Temporal logic learning-based anomaly detection in metroplex terminal airspace operations

Abstract

The airspace system is a complex dynamical system with complicated controlled interactions between its constituent subsystems – terminal airspace, en-route airspace, and ground. Of these, air traffic management in the multi-airport (metroplex) terminal airspace is one of the most complicated subsystems to manage, especially due to the interactions between proximal airports. Analyzing anomalous behaviors in the metroplex is emerging as a key problem in understanding air traffic management complexity and safety. Although physics-based approaches have been studied in-depth for this application, newfound interest has been observed to use recorded time-series air traffic surveillance and airport operations datasets for this purpose.
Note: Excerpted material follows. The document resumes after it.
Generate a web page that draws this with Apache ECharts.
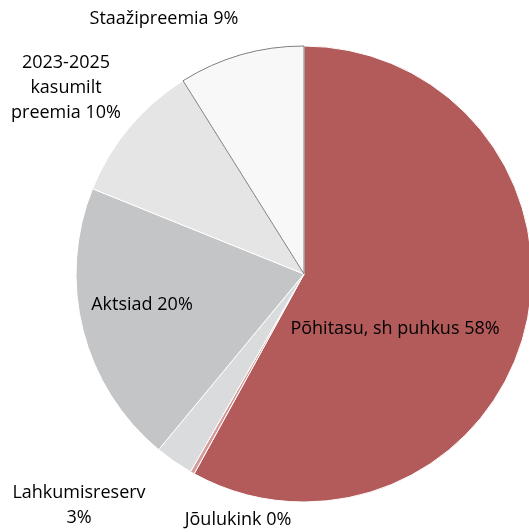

In this paper, we propose a machine learning-based anomaly detection algorithm that generates mathematical models to detect anomalies in metroplex operations. Several machine learning algorithms have been developed to detect anomalies using only air traffic surveillance data, but there is a significant scope of improvement by including airport operational characteristics as well, since integrating such closely-controlled metroplex operational datasets allows the developed models to effectively detect anomalies. The key contribution of this paper is in allowing anomaly detection models to recursively update so as to adapt to changes in metroplex operations. The proposed algorithm is demonstrated with real air traffic surveillance and airport operations datasets at LaGuardia, John F. Kennedy, and Newark airports, thereby detecting anomalies for operations in the New York metroplex.